La grande Hannah Arendt ne s’invite-t-elle pas au débat ? N’est-elle pas là pour nous rappeler le sens de la « banalité du mal » ? Nous enseignant que la banalité du mal se joue des frontières. Qu’elle n’est ni juive, ni musulmane, ni chrétienne, mais plutôt tapie dans les interstices de l’âme de l’homme. Surtout de celui qui n’a pas coupé le cordon avec les cavernes où se nichent ses instincts primaires.
Si le juif est tourmenté, le musulman n’est pas en reste. La solidarité de ce dernier avec ses frères palestiniens s’impose. Mais la fraternité n’en est pas une, si elle se limite au patriarcat ! Voilà pourquoi le génocide enclenche une déchirure de l’âme musulmane, un pacte sacré est battu en brèche, un horizon commun est assombri.

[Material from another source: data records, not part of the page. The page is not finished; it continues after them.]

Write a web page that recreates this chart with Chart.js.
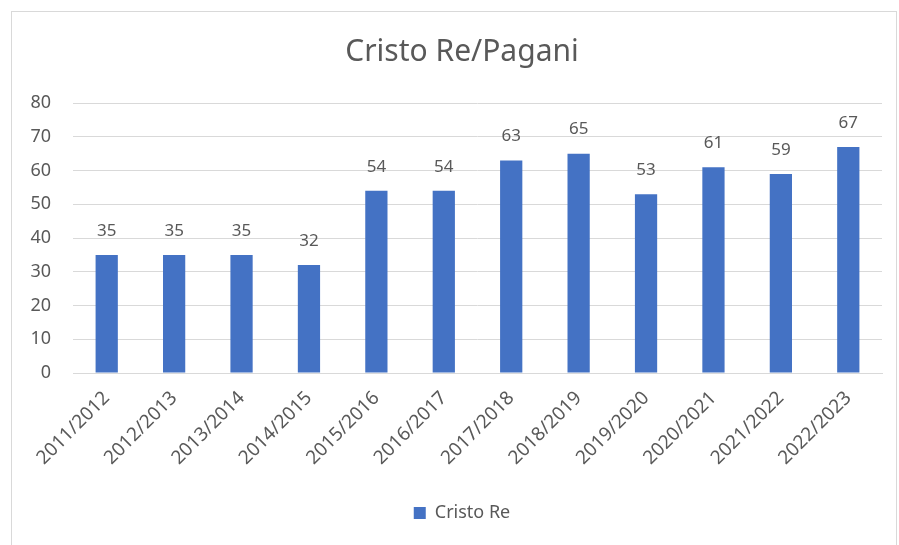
<!DOCTYPE html>
<html>
<head>
<meta charset="utf-8">
<script src="https://cdn.jsdelivr.net/npm/chart.js@4/dist/chart.umd.min.js"></script>
<style>
  html, body { margin: 0; padding: 0; background: #fff; overflow: hidden; }
  #wrap { position: relative; width: 899px; height: 545px; overflow: hidden; }
  #frame { position: absolute; left: 11px; top: 11px; width: 884px; height: 600px; border: 1px solid #d9d9d9; }
  canvas { position: absolute; left: 0; top: 0; }
</style>
</head>
<body>
<div id="wrap">
  <div id="frame"></div>
  <!-- a bit wider than the window so title and legend sit centred like the original -->
  <canvas id="chart" width="921" height="545"></canvas>
</div>
<script>
const seasons = ['2011/2012', '2012/2013', '2013/2014', '2014/2015', '2015/2016', '2016/2017',
                 '2017/2018', '2018/2019', '2019/2020', '2020/2021', '2021/2022', '2022/2023'];
const cristoRe = [35, 35, 35, 32, 54, 54, 63, 65, 53, 61, 59, 67];
const yTicks = [0, 10, 20, 30, 40, 50, 60, 70, 80];

const textColor = '#595959';
const fontFamily = '"Noto Sans", "Open Sans", sans-serif';

// draws the value above every bar
const barValues = {
    id: 'barValues',
    afterDatasetsDraw(chart) {
        const ctx = chart.ctx;
        ctx.save();
        ctx.fillStyle = textColor;
        ctx.font = '17px ' + fontFamily;
        ctx.textAlign = 'center';
        ctx.textBaseline = 'middle';
        chart.getDatasetMeta(0).data.forEach((bar, i) => {
            ctx.fillText(chart.data.datasets[0].data[i], bar.x, bar.y - 24);
        });
        ctx.restore();
    }
};

new Chart(document.getElementById('chart'), {
    type: 'bar',
    data: {
        labels: seasons,
        datasets: [{
            label: 'Cristo Re',
            data: cristoRe,
            backgroundColor: '#4472C4',
            categoryPercentage: 1.0,
            barPercentage: 0.33
        }]
    },
    options: {
        responsive: false,
        animation: false,
        layout: { padding: { left: 20, right: 17, top: 20, bottom: 13 } },
        plugins: {
            title: {
                display: true,
                text: 'Cristo Re/Pagani',
                color: textColor,
                font: { family: fontFamily, size: 30, weight: 'normal' },
                padding: { top: 14, bottom: 33 }
            },
            legend: {
                position: 'bottom',
                labels: {
                    color: textColor,
                    font: { family: fontFamily, size: 18 },
                    boxWidth: 12,
                    boxHeight: 12,
                    padding: 10
                }
            },
            tooltip: { enabled: false }
        },
        scales: {
            x: {
                grid: { display: false },
                border: { display: true, color: '#d9d9d9' },
                ticks: {
                    color: textColor,
                    font: { family: fontFamily, size: 19 },
                    minRotation: 45,
                    maxRotation: 45,
                    padding: 6
                },
                afterFit(scale) {
                    scale.height = 121;
                    scale.paddingLeft = 0;
                    scale.paddingRight = 0;
                }
            },
            y: {
                min: 0,
                max: 80,
                afterBuildTicks(scale) { scale.ticks = yTicks.map(v => ({ value: v })); },
                grid: { color: '#d9d9d9', drawTicks: false },
                border: { display: false },
                ticks: {
                    color: textColor,
                    font: { family: fontFamily, size: 18 },
                    padding: 22
                },
                afterFit(scale) { scale.width = 53; }
            },
            // empty spacer on the right
            spacer: {
                type: 'linear',
                position: 'right',
                grid: { display: false },
                border: { display: false },
                ticks: { display: false },
                afterFit(scale) { scale.width = 22; }
            }
        }
    },
    plugins: [barValues]
});
</script>
</body>
</html>
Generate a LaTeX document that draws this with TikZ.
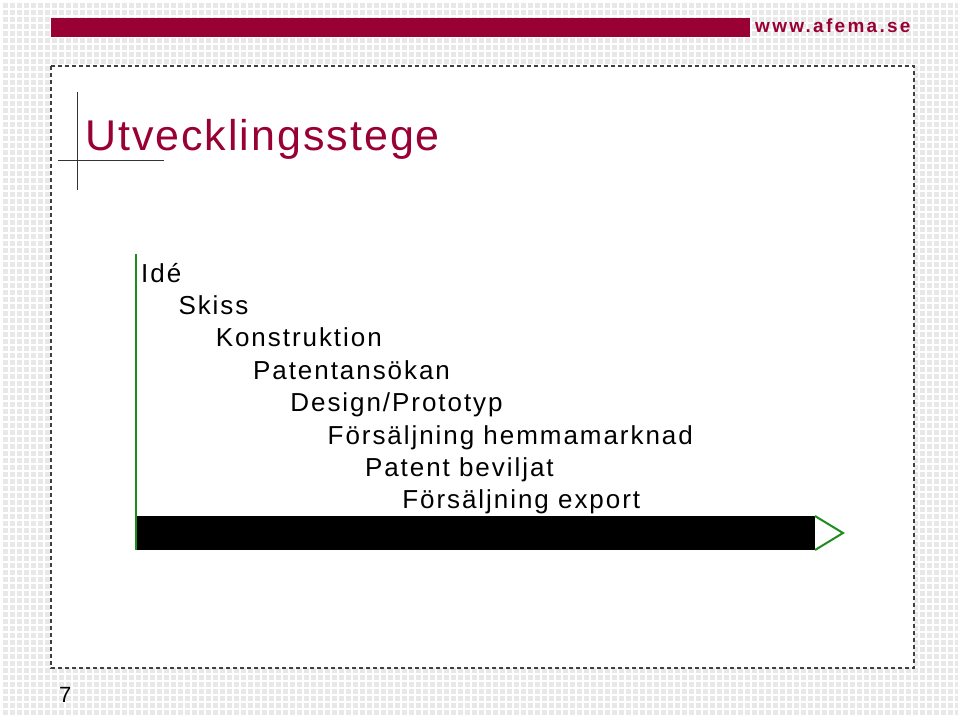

Comment ne pas se sentir exilé dans un no man’s land ? Le musulman démocrate a toujours considéré l’israélien comme un cousin égaré, ensorcelé par la magie d’un occident hypocrite, qui lui fait aujourd’hui les yeux doux, alors que juste hier, il le massacrait impitoyablement. Cependant, le musulman n’a jamais perdu l’espoir de revoir cet Israélien égaré, revenir au bercail familial sémite.
Ensemble, n’avions-nous pas inventé l’écriture alphabétique ? N’avions-nous pas fondé les trois grandes religions monothéistes ? N’avions-nous pas libéré l’imagination de l’homme ?
Le génocide à Gaza constitue un point de rupture. L’israélien messianique qui réclame à cor et à cri le grand Israël est l’ennemi juré, ne pas le combattre, c’est tomber dans son piège qui nous promet une déchéance déshonorante. Dès ce moment, la frontière est nette, entre le juif, notre frère et l’israélien messianique, notre ennemi, entre le judaïsme, notre patrimoine commun et le sionisme messianique, notre dégénérescence à nous tous !
Pendant que nous pérorons. Nétanyahou et sa clique arpentent à pas de géant la Palestine embrasée, les décombres fumants dessinent la victoire absolue dont il rêve. Ne s’agit-il pas d’une victoire au goût de l’abject ? Que vaut une victoire absolue, quand elle n’est qu’un fiasco moral absolu ?
Ce fiasco moral frappe à nos portes, pour que nous nous remémorions nos horizons communs. Pour nous rappeler constamment que la clarté de la raison, l’intuition du cœur, les conquêtes précieuses de l’esprit, tout cela, c’est du vent, tant que le droit n’a pas le premier et le dernier mot. C’est ce garde-fou qui est appelé aujourd’hui à préserver l’humanité de ses ténèbres vénéneuses.